Mysteriously this thread double-posted..sorry mods.

Replying to Daron in the doppelganger thread, that ABC acres video is a lot like what I'm thinking of doing. Imagine a boot draped top-down, down a hillside into a ravine. So the sole is in the ravine. That's the shape and lay of my property. The slope is mostly gentle and there are flat areas and hummocked areas. But if I understood Sepp correctly in his book, the hugel terraces should be laid AT AN ANGLE to contour, see photo. This makes sense to me from a drainage perspective, and given the volume of rain we get, doing this wrong, here, could be catastrophic. Landslides full of my trees scraping a hill clean and crashing into a ravine with an artesian spring.

My buddy has a Mahindra tractor and is advising me on tractor purchase. But he's doing more traditional farming. I'm thinking if I have one big machine, it should be an excavator. Probably at least a 10 ton.. but that is a whole nother thread!

@Mark, i have so much deadlimb (?) peeling off maple trees, and i understand this is great biochar feedstock. Feedstock must be dry for production to be worth the fuel and time, right ? But drying it out would reduce production and efficiency, and the 4-5 month dry season we have here is so full of other activity. And right now, when things are slower, it's all pretty wet. As for the slash piles, they are mostly <2" stuff and bushes. The excavator separated the tree trunks and roots from the slash. There are 3 15' tall slash piles about 40' diameter. I will check out EdibleAcres' stuff. Local biochar folks kept talking about "conservation burns" for slash pile-quantities; I might end up having to do that. After I figure out how.

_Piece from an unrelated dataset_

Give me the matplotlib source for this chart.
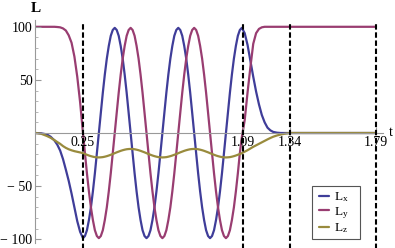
import matplotlib
matplotlib.use('Agg')
import matplotlib.pyplot as plt
from matplotlib.ticker import MultipleLocator
from matplotlib.patches import Rectangle

plt.rcParams['font.family'] = ['Liberation Serif', 'DejaVu Serif']
plt.rcParams['mathtext.fontset'] = 'custom'
plt.rcParams['mathtext.rm'] = 'Liberation Serif'
plt.rcParams['mathtext.it'] = 'Liberation Serif:italic'

# ---------------- data ----------------
t_vals = [
    0, 0.03, 0.06, 0.08, 0.10, 0.115, 0.13, 0.145, 0.16, 0.175, 0.19, 0.205, 0.22, 0.235,
    0.2500, 0.2604, 0.2709, 0.2813, 0.2918, 0.3022, 0.3126, 0.3231,
    0.3335, 0.3439, 0.3544, 0.3648, 0.3753, 0.3857, 0.3961, 0.4066,
    0.4170, 0.4274, 0.4379, 0.4483, 0.4588, 0.4692, 0.4796, 0.4901,
    0.5005, 0.5109, 0.5214, 0.5318, 0.5423, 0.5527, 0.5631, 0.5736,
    0.5840, 0.5944, 0.6049, 0.6153, 0.6258, 0.6362, 0.6466, 0.6571,
    0.6675, 0.6779, 0.6884, 0.6988, 0.7093, 0.7197, 0.7301, 0.7406,
    0.7510, 0.7614, 0.7719, 0.7823, 0.7928, 0.8032, 0.8136, 0.8241,
    0.8345, 0.8449, 0.8554, 0.8658, 0.8763, 0.8867, 0.8971, 0.9076,
    0.9180, 0.9284, 0.9389, 0.9493, 0.9598, 0.9702, 0.9806, 0.9911,
    1.0015, 1.0119, 1.0224, 1.0328, 1.0433, 1.0537, 1.0641, 1.0746,
    1.0850,
    1.10, 1.115, 1.13, 1.145, 1.16, 1.175, 1.19, 1.205, 1.22, 1.235, 1.25, 1.27, 1.29, 1.31, 1.34, 1.79,
]

lx_vals = [
    0, -0.3, -1.3, -3.5, -7, -11, -16.5, -24.5, -34.5, -45, -57, -70, -83, -93,
    -99, -97, -91.5, -82, -70, -55, -38, -19, 0, 19, 38, 55, 70, 82, 91.5, 97,
    99, 97, 91.5, 82, 70, 55, 38, 19, 0, -19, -38, -55, -70, -82, -91.5, -97,
    -99, -97, -91.5, -82, -70, -55, -38, -19, 0, 19, 38, 55, 70, 82, 91.5, 97,
    99, 97, 91.5, 82, 70, 55, 38, 19, 0, -19, -38, -55, -70, -82, -91.5, -97,
    -99, -97, -91.5, -82, -70, -55, -38, -19, 0, 19, 38, 55, 70, 82, 91.5, 97,
    99,
    94, 83, 68, 53, 39, 27, 17, 10, 5, 2.5, 1, 0.3, 0, 0, 0, 0,
]

ly_vals = [
    100, 100, 100, 100, 100, 99.8, 99.5, 98.5, 96.5, 92, 85, 72, 53, 29,
    0, -19, -38, -55, -70, -82, -91.5, -97, -99, -97, -91.5, -82, -70, -55, -38, -19,
    0, 19, 38, 55, 70, 82, 91.5, 97, 99, 97, 91.5, 82, 70, 55, 38, 19,
    0, -19, -38, -55, -70, -82, -91.5, -97, -99, -97, -91.5, -82, -70, -55, -38, -19,
    0, 19, 38, 55, 70, 82, 91.5, 97, 99, 97, 91.5, 82, 70, 55, 38, 19,
    0, -19, -38, -55, -70, -82, -91.5, -97, -99, -97, -91.5, -82, -70, -55, -38, -19,
    -4,
    12, 38, 62, 84, 94, 98, 99.5, 100, 100, 100, 100, 100, 100, 100, 100, 100,
]

lz_vals = [
    0, -0.7, -2.8, -4.5, -6.7, -8.5, -10.2, -12.3, -14, -15.3, -16.3, -17.1, -17.7, -18.3,
    -19, -19.8, -20.5, -21.2, -21.8, -22.3, -22.7, -22.9, -23, -22.9, -22.7, -22.3, -21.8, -21.2, -20.5, -19.8,
    -19, -18.2, -17.5, -16.8, -16.2, -15.7, -15.3, -15.1, -15, -15.1, -15.3, -15.7, -16.2, -16.8, -17.5, -18.2,
    -19, -19.8, -20.5, -21.2, -21.8, -22.3, -22.7, -22.9, -23, -22.9, -22.7, -22.3, -21.8, -21.2, -20.5, -19.8,
    -19, -18.2, -17.5, -16.8, -16.2, -15.7, -15.3, -15.1, -15, -15.1, -15.3, -15.7, -16.2, -16.8, -17.5, -18.2,
    -19, -19.8, -20.5, -21.2, -21.8, -22.3, -22.7, -22.9, -23, -22.9, -22.7, -22.3, -21.8, -21.2, -20.5, -19.8,
    -19,
    -17.6, -16.2, -14.6, -13, -11.6, -10.2, -8.8, -7.4, -6, -4.7, -3.5, -2.3, -1.4, -0.7, 0, 0,
]

series_labels = [r'L$_\mathrm{x}$', r'L$_\mathrm{y}$', r'L$_\mathrm{z}$']
series_colors = ['#3f3d99', '#993d71', '#998b3d']

x_marks = [0.25, 1.09, 1.34, 1.79]
x_mark_labels = ['0.25', '1.09', '1.34', '1.79']
y_ticks = [-100, -50, 50, 100]
y_tick_labels = ['\u2212 100', '\u2212 50', '50', '100']

# ---------------- figure ----------------
W, H = 395, 248
fig = plt.figure(figsize=(W / 100, H / 100), dpi=100)
ax = fig.add_axes([35.4 / W, 1 - 242.5 / H, (383 - 35.4) / W, (242.5 - 20) / H])
ax.set_xlim(0, 1.827)
ax.set_ylim(-103.1, 106.4)

for vals, lab, col in zip([lx_vals, ly_vals, lz_vals], series_labels, series_colors):
    ax.plot(t_vals, vals, color=col, lw=1.6, label=lab, zorder=2,
            solid_joinstyle='round', solid_capstyle='round')

for xv in x_marks:
    ax.plot([xv, xv], [-112, 103.8], color='black', lw=1.5, ls=(0, (2.6, 1.3)),
            clip_on=False, zorder=3)

# axes through origin
for s in ['top', 'right']:
    ax.spines[s].set_visible(False)
ax.spines['left'].set_position(('data', 0))
ax.spines['bottom'].set_position(('data', 0))
for s in ['left', 'bottom']:
    ax.spines[s].set_color('#999999')
    ax.spines[s].set_linewidth(0.8)
ax.set_axisbelow(False)

ax.set_xticks(x_marks)
ax.set_xticklabels(x_mark_labels)
ax.set_yticks(y_ticks)
ax.set_yticklabels(y_tick_labels)
ax.yaxis.set_minor_locator(MultipleLocator(10))
ax.tick_params(axis='x', direction='in', length=4, color='#999999', pad=2, labelsize=10)
ax.tick_params(axis='y', which='major', direction='in', length=4, color='#999999', pad=2, labelsize=10)
ax.tick_params(axis='y', which='minor', direction='in', length=2.2, color='#aaaaaa')

ax.text(0, 116.8, 'L', ha='center', va='center', fontsize=11, fontweight='bold', clip_on=False)
fig.text(391 / W, 1 - 133 / H, 't', ha='center', va='center', fontsize=10)

# legend frame drawn separately for exact size
frame = Rectangle((312 / W, 1 - 239 / H), 47.5 / W, 53 / H, transform=fig.transFigure,
                  facecolor='white', edgecolor='#555555', lw=0.8, zorder=4, clip_on=False)
ax.add_patch(frame)
leg = ax.legend(loc='upper left', bbox_to_anchor=(319 / W, 1 - 190.5 / H),
                bbox_transform=fig.transFigure, frameon=False,
                handlelength=0.75, handletextpad=0.4, borderpad=0.0,
                labelspacing=0.05, fontsize=9.5, borderaxespad=0)
leg.set_zorder(5)

fig.savefig('out.png', dpi=100)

@Marco, it would be folly to dry out the already-rotting wood, of which there is an unlimited supply 3-20" in diameter. I am already lining that up manually, on contour, by eye, judging where the water collects by probing the soil, looking at indicator plants, and looking at surrounding topography. I'm not sure laser levels, water levels etc would help because of the hummocky texture and mixed hydrology. Blackberries are a HUGE problem here so I have to plant whatever I build asap.

@Nicole, I'd probably burn before I used black plastic. I have a lot of cardboard to do sheet mulching if it comes to that. Himalayan blackberry is a plague here and my property is somewhat peppered by specimens creeping up from a county drainage trench at base of the hill. I like your idea of successioning slash pile plants, which would work from native "pest" to native "good" to perennial/cultivated.

I was watching the Zach Weiss part of Wheaton's 2017 PDC, and he said the earthmoving bill for one job, probably smaller than mine, was $60k. I won't have a lake, pond system, and km of hugels, but smaller amounts of comparable works. Adjusting for size I'm probably looking at $30k --just for earthworks-- based on that valuation. Seems for permaculturing this raw land to be economical, I'd have to buy an excavator. Used, since that's the only thing in the 20-30 price range. Guess I'm living in an uninsulated, extension-corded plumbingless shed forever!

So I'm still thinking the conservation burn is the best plan for the slash, and terrace hugels for the rotting material. And that I'll need to rent an excavator to get a feel for them, then ask my friend to help a little when he returns (he does free excavator work for friends, but not on the scale I'm thinking of...) He can point me in the right direction for equipment and best practices.